Section 1692c of the FDCPA governs debt collection communications with a consumer. It states that a debt collector may not "communicate with a consumer in connection with the collection of any debt" if it "knows the consumer is represented by an attorney with respect to such debt and has knowledge of, or can readily ascertain, such attorney's name and address." 15 U.S.C. § 1692c(a)(2). The FDCPA defines "communication" as "conveying of information regarding a debt directly or indirectly to any person through any medium," 15 U.S.C. § 1692a(2), and thus, not all communications made to a debtor in regard to a debt are made for collection purposes. The FDCPA does not define "in connection with the collection of any debt."

The first challenge to the Amended Complaint that is presented by the Defendant's Motion to Dismiss concerns this statutory language and questions whether the FDCPA governs the Defendant's conduct at issue in this case. The Defendant posits that its letters to the Plaintiffs did not demand payment and thus were not "in connection with the collection of a debt." In support of its position, the Defendant relies on Bailey v. Security National Servicing Corp., 154 F.3d 384, 387 (7th Cir. 1998). In Bailey, the Seventh Circuit held that a letter informing debtors about the current status of an account and future payments was not a communication in connection with the collection of any debt. The letter informed the debtors that they owed $551.00 by a certain date, advised them of the due dates of their upcoming payments, and contained a warning that failure to pay the monthly installments would cause the forbearance agreement to become null and void and result in acceleration. Id. at 387-89. In holding that the letter was not in connection with the collection of any debt, the court noted that the letter did not "'demand' any payment whatsoever, but merely inform[ed] [debtors] about 'the current status' of their account," that the due dates listed in the letter were all prospective, and that the letter did not "even imply that anything owed under the [debtors'] forbearance agreement [was] overdue." Id. at 388-89. Regarding the warning about failing to pay monthly installments, the court reasoned that "[a] warning that something bad might happen if payment is not kept current is not a dun, nor does it seek to collect any debt, but rather the opposite because it tries to prevent the circumstance wherein payments are missed and a real dun must be mailed." Id. at 389.
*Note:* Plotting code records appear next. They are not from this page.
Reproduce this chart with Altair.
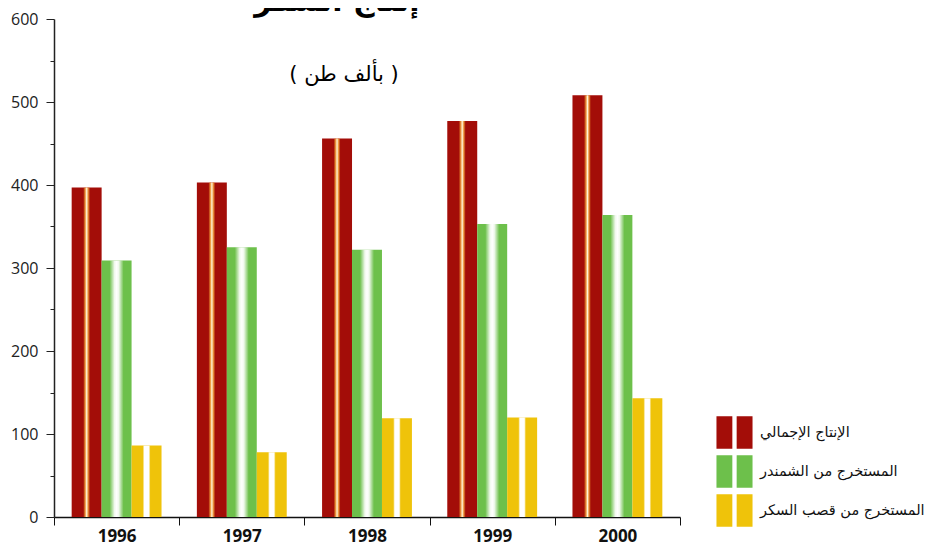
import altair as alt
import pandas as pd

years = ["1996", "1997", "1998", "1999", "2000"]
series = ["الإنتاج الإجمالي", "المستخرج من الشمندر", "المستخرج من قصب السكر"]
total = [397, 403, 456, 477, 508]
beet = [309, 325, 322, 353, 364]
cane = [86, 78, 119, 120, 143]
colors = ["#A30D08", "#6DC04B", "#EFC30A"]
title_text = "إنتاج السكر"
subtitle_text = "( بألف طن )"

rows = []
for i, y in enumerate(years):
    rows.append({"year": y, "series": series[0], "value": total[i]})
    rows.append({"year": y, "series": series[1], "value": beet[i]})
    rows.append({"year": y, "series": series[2], "value": cane[i]})
df = pd.DataFrame(rows)

W, H = 626, 498

x_enc = alt.X("year:N", sort=years, title=None,
              scale=alt.Scale(paddingInner=0, paddingOuter=0),
              axis=alt.Axis(labelAngle=0, tickBand="extent", tickSize=8,
                            tickColor="#111", domainColor="#111", domainWidth=1.5,
                            labelFont="Open Sans", labelFontSize=17, labelFontWeight="bold",
                            labelColor="#111", labelPadding=3))
xo_enc = alt.XOffset("series:N", sort=series,
                     scale=alt.Scale(domain=series, paddingOuter=0.59, paddingInner=0))
y_enc = alt.Y("value:Q", title=None,
              scale=alt.Scale(domain=[0, 600], nice=False),
              axis=alt.Axis(values=list(range(0, 601, 50)),
                            labelExpr="datum.value % 100 === 0 ? datum.label : ''",
                            tickSize={"condition": {"test": "datum.value % 100 === 0", "value": 8}, "value": 4},
                            tickColor="#222", domainColor="#222", domainWidth=1.5,
                            labelFont="Open Sans", labelFontSize=16, labelColor="#222",
                            labelPadding=8, grid=False))

legend_symbol = "M-1,-0.9H-0.12V0.9H-1Z M0.12,-0.9H1V0.9H0.12Z"

bars = alt.Chart(df).mark_bar().encode(
    x=x_enc,
    xOffset=xo_enc,
    y=y_enc,
    color=alt.Color("series:N", sort=series,
                    scale=alt.Scale(domain=series, range=colors),
                    legend=alt.Legend(title=None, orient="none", legendX=662, legendY=395,
                                      symbolType=legend_symbol, symbolSize=1300,
                                      symbolStrokeWidth=0, rowPadding=4, labelOffset=7,
                                      labelFont="DejaVu Sans", labelFontSize=14.5,
                                      labelColor="#111", labelLimit=300)),
)

def stripe(name, width, stops):
    grad = alt.Gradient(gradient="linear", x1=0, x2=1, y1=0, y2=0,
                        stops=[alt.GradientStop(offset=o, color=c) for o, c in stops])
    return alt.Chart(df).transform_filter(
        alt.datum.series == name
    ).mark_bar(width=width, color=grad).encode(x=x_enc, xOffset=xo_enc, y=y_enc)

s_red = stripe(series[0], 7, [(0, "rgba(240,150,40,0)"), (0.3, "rgba(245,170,70,0.9)"),
                               (0.5, "#FFF6E0"), (0.7, "rgba(245,170,70,0.9)"),
                               (1, "rgba(240,150,40,0)")])
s_green = stripe(series[1], 14, [(0, "rgba(255,255,255,0)"), (0.35, "rgba(255,255,255,0.9)"),
                                  (0.5, "#FFFFFF"), (0.65, "rgba(255,255,255,0.9)"),
                                  (1, "rgba(255,255,255,0)")])
s_yellow = stripe(series[2], 7, [(0, "rgba(255,255,255,0.3)"), (0.2, "#FFFFFF"),
                                  (0.8, "#FFFFFF"), (1, "rgba(255,255,255,0.3)")])

title_df = pd.DataFrame({"t": [title_text]})
sub_df = pd.DataFrame({"t": [subtitle_text]})

title_mark = alt.Chart(title_df).mark_text(
    font="DejaVu Sans", fontSize=30, fontWeight="bold", color="#000",
    align="center", baseline="alphabetic"
).encode(x=alt.value(283), y=alt.value(-8), text="t:N")

sub_mark = alt.Chart(sub_df).mark_text(
    font="DejaVu Sans", fontSize=21, color="#000",
    align="center", baseline="middle"
).encode(x=alt.value(290), y=alt.value(56), text="t:N")

chart = alt.layer(bars, s_red, s_green, s_yellow, title_mark, sub_mark).properties(
    width=W, height=H,
    autosize=alt.AutoSizeParams(type="none"),
    padding={"left": 46, "top": 11, "right": 249, "bottom": 31},
    background="white",
).configure_view(stroke=None)

chart.save("out.html", embed_options={"renderer": "svg", "actions": False})
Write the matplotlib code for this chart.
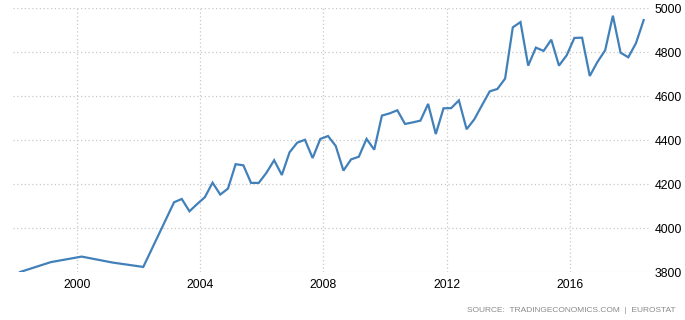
#!/usr/bin/env python3
import numpy as np
import matplotlib
matplotlib.use("Agg")
import matplotlib.pyplot as plt

plt.rcParams["font.family"] = ["Liberation Sans", "DejaVu Sans"]

# annual values before the quarterly series starts
annual_years = [1998, 1999, 2000, 2001, 2002]
annual_values = [3800, 3845, 3870, 3843, 3823]

# quarterly values, 2003 Q1 .. 2018 Q2
q_start = 2003
quarterly_values = [
    4117, 4132, 4076, 4109,
    4140, 4206, 4152, 4179,
    4290, 4285, 4205, 4205,
    4251, 4308, 4241, 4344,
    4388, 4401, 4318, 4405,
    4418, 4373, 4261, 4312,
    4324, 4405, 4356, 4511,
    4521, 4535, 4473, 4480,
    4488, 4564, 4427, 4544,
    4545, 4580, 4449, 4494,
    4558, 4621, 4632, 4679,
    4912, 4936, 4738, 4820,
    4805, 4856, 4738, 4785,
    4864, 4865, 4691, 4755,
    4808, 4965, 4797, 4776,
    4840, 4945,
]

x_ticks = [2000, 2004, 2008, 2012, 2016]
y_ticks = [3800, 4000, 4200, 4400, 4600, 4800, 5000]

# dates as decimal years (placed like the source does)
x_annual = np.array(annual_years) + 0.15
x_quarterly = q_start + 0.15 + 0.25 * np.arange(len(quarterly_values))
x = np.concatenate([x_annual, x_quarterly])
y = np.concatenate([annual_values, quarterly_values])

fig = plt.figure(figsize=(6.85, 3.2), dpi=100)
ax = fig.add_axes([0.019, 0.15, 0.931, 0.825])

ax.plot(x, y, color="#4180b9", linewidth=1.6, solid_joinstyle="miter")

ax.set_xlim(1997.92, 2018.63)
ax.set_ylim(3800, 5000)
ax.set_xticks(x_ticks)
ax.set_yticks(y_ticks)

ax.yaxis.tick_right()
ax.tick_params(axis="both", length=0, labelsize=8.8, colors="black")
ax.tick_params(axis="x", pad=5)
ax.tick_params(axis="y", pad=3)

ax.grid(True, color="#c8c8c8", linestyle=(0, (1, 2)), linewidth=0.9)
ax.set_axisbelow(True)
for s in ax.spines.values():
    s.set_visible(False)

fig.text(0.987, 0.018, "SOURCE:  TRADINGECONOMICS.COM  |  EUROSTAT",
         ha="right", va="bottom", fontsize=6.0, color="#8a8a8a")

fig.savefig("out.png", dpi=100)
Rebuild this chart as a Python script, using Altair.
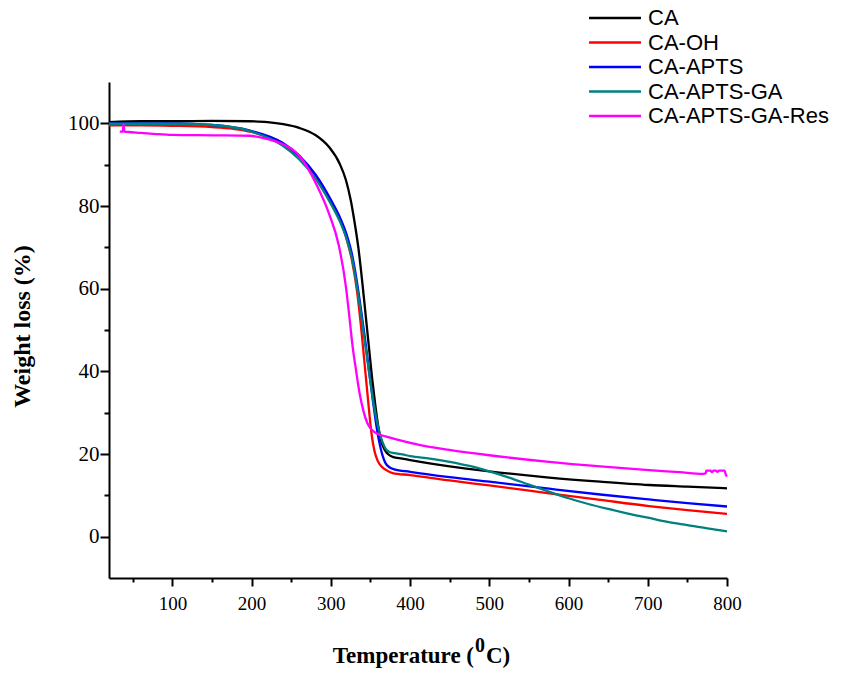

Bailey, however, is only partially on point. Not only did the letter in Bailey not demand payment, it did not refer to any debt that was delinquent in status (the delinquent debt having been displaced by a renegotiated forebearance agreement). The Plaintiffs argue that Bailey is distinguishable because the language in the Defendant's letters "plainly indicates an attempt to collect a debt." (Pls.' Opp. 5, DE 20.) The Plaintiffs maintain that the following expressions are "just elaborate ways of requesting payment:" offering to "help you resolve your delinquency" and to explore "options which may help you resolve your delinquency"; and stating that "A Homeowner's Assistance specialist will discuss with you any changes in your financial situation and determine your ability to repay the loan" and "may be able to offer a workout option designed to cure your delinquency and keep you in your home." ( Id.) They maintain that the "curing of a default" and "resolving of a delinquency" are akin to payment of a debt. ( Id.) The Defendant asserts that "[t]he test under Bailey and its progeny for whether communications are within the scope of the FDCPA is whether they actually request or demand payment, which the Mortgage Work-Out Letters do not." (Def.'s Mem. 6, DE 19.)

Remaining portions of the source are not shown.